Choice dinner
New Zealand Listener|May 21 - 27, 2022
The best way to turn children into healthy eaters for life is to let them choose their food but only to a certain degree.
Jennifer Bowden
Choice dinner

Question: Both my children want to snack on biscuits, crackers, and the like constantly during the day, and they aren't interested in eating the vegetables on their dinner plates. Is this just part of being a child? Or is there something I can do to change it?

Answer: Fiction books provide an intriguing insight into our culture's views. I remember with horror the messages about food lurking in my son's schoolbooks when he was at primary school some years ago. One book, called I Like..., had page after page of glowing promotion for processed foods: "I like ice cream, I like hot dogs, I like cake,

I like chips." Only to leave this nutritionist-mother disappointed when we turned the final page to discover a picture of spinach with the caption: "But I don't like spinach, yuck!"

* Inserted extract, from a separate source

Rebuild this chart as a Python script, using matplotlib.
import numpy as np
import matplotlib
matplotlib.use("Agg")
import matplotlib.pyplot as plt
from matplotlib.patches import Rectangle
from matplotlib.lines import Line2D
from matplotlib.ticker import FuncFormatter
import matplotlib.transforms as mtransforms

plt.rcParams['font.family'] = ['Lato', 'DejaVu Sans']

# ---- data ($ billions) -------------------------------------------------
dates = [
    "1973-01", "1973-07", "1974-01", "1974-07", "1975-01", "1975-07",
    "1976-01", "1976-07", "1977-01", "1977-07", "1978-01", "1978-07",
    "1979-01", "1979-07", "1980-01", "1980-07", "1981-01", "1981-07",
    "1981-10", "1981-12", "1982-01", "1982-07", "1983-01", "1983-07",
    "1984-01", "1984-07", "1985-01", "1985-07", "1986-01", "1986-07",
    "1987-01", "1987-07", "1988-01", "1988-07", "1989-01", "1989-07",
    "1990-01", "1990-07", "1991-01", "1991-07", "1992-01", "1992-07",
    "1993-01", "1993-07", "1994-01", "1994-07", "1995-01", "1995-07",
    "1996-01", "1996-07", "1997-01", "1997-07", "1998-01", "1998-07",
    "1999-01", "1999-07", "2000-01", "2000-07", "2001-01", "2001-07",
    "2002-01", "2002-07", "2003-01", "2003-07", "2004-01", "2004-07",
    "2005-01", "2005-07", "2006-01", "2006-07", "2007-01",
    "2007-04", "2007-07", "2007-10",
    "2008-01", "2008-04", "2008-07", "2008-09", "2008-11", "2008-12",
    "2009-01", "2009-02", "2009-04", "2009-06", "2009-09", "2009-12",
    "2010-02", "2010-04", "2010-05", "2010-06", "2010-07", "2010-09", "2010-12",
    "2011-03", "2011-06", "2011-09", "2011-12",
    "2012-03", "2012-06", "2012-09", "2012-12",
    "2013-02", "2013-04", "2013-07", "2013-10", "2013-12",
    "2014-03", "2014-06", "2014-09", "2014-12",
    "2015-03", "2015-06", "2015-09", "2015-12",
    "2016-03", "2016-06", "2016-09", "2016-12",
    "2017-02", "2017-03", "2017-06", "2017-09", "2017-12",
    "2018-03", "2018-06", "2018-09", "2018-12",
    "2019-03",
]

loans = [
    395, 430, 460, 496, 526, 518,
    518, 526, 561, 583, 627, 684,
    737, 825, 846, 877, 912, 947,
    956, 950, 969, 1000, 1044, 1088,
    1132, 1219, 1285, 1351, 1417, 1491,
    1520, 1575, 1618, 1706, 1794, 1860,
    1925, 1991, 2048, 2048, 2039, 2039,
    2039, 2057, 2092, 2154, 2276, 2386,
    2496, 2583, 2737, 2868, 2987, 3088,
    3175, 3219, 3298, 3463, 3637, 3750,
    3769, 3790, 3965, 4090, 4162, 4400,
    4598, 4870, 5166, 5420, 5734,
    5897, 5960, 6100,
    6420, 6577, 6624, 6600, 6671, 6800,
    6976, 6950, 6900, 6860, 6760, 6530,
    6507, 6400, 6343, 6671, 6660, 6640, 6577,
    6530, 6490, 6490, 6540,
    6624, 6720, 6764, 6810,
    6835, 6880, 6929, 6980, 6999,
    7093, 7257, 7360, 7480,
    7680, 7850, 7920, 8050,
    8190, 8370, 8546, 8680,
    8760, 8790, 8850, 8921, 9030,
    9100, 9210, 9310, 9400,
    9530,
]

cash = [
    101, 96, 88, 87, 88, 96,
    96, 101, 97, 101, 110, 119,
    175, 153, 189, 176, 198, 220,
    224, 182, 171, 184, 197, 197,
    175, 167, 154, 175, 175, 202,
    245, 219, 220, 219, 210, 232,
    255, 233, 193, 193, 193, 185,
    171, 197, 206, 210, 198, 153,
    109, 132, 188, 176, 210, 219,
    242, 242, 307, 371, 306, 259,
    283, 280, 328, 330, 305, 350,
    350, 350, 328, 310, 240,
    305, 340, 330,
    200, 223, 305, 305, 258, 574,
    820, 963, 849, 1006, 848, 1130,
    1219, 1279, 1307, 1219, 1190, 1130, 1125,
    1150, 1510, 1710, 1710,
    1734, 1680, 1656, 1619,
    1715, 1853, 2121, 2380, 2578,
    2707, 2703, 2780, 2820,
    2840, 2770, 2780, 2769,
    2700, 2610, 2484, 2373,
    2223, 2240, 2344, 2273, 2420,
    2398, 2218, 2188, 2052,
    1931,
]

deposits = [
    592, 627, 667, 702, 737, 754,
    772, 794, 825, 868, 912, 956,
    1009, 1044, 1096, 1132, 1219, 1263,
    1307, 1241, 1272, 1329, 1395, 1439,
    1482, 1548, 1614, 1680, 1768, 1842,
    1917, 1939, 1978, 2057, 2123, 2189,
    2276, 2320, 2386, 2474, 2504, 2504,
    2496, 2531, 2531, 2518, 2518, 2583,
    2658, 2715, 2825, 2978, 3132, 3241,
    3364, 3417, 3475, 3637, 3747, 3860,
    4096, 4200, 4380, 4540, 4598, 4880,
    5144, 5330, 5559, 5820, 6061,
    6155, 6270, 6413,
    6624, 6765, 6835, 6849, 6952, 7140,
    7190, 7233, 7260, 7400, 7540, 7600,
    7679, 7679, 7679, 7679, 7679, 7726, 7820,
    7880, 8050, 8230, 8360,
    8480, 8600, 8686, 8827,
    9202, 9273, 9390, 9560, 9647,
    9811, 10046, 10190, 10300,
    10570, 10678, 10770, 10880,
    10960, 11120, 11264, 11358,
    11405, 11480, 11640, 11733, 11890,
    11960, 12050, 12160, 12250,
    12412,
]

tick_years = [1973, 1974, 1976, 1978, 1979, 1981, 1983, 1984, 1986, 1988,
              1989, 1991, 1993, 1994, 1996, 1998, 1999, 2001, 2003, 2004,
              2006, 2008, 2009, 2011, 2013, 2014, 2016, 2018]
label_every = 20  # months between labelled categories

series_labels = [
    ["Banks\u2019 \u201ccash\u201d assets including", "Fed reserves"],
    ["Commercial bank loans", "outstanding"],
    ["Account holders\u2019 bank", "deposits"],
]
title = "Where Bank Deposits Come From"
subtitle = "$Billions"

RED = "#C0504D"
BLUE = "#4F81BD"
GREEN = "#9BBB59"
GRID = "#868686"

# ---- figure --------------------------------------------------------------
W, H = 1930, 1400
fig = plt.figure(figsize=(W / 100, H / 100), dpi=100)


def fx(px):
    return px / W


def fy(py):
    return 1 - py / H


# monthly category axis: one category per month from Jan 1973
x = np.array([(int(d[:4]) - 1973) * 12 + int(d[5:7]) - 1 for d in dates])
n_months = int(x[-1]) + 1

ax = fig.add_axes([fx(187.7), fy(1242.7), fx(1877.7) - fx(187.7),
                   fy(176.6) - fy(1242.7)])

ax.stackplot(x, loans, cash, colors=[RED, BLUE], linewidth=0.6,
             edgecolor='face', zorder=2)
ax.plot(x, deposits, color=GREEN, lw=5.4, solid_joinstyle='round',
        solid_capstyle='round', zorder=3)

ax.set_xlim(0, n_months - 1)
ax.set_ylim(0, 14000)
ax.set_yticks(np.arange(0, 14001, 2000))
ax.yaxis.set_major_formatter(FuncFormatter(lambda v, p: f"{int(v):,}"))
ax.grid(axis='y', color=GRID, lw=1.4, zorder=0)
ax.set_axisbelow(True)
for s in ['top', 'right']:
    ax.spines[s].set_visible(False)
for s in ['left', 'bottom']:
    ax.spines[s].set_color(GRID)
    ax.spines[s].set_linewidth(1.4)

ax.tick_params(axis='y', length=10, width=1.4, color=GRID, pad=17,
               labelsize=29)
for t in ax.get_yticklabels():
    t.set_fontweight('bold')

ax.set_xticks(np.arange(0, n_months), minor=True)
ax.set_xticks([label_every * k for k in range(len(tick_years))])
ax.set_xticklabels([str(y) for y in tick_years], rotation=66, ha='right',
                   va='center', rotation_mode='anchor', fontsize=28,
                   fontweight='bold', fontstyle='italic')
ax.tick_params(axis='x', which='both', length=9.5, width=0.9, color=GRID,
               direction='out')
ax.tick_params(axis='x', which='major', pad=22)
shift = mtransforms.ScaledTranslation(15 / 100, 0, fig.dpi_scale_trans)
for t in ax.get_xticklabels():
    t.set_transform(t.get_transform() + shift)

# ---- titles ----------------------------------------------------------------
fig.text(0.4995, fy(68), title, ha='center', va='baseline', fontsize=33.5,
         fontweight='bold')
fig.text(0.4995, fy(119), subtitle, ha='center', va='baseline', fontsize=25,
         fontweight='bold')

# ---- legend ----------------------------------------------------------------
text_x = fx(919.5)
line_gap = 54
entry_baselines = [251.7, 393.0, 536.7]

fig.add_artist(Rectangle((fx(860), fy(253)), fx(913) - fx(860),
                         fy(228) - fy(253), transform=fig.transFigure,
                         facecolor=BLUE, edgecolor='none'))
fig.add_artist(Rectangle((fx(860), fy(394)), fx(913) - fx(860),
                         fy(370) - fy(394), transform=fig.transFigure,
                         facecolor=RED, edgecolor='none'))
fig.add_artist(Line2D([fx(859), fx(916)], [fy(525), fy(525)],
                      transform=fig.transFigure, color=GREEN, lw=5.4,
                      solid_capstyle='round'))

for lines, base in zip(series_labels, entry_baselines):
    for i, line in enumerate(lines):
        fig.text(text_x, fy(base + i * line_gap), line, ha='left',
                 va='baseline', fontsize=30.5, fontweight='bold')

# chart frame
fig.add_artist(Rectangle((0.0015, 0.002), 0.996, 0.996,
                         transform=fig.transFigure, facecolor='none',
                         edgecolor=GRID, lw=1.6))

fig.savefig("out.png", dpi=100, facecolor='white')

It is interesting how we, as a society, frame foods for children. For example, a typical children's menu in eateries offers deep-fried food, according to a Heart Foundation survey. About half of the children's meals in New Zealand restaurants and cafes come with deep-fried chips, and 32% offer a deep-fried meal as the main item, while just 38% of meals were listed as coming with vegetables. Yet, as the Heart Foundation pointed out, many children eat a variety of foods at home that aren't deep-fried.

Children absorb all these messages and soon understand the expectation from adults that they will love biscuits, chips and ice cream, while simultaneously disliking and avoiding vegetables and more nutritious foods.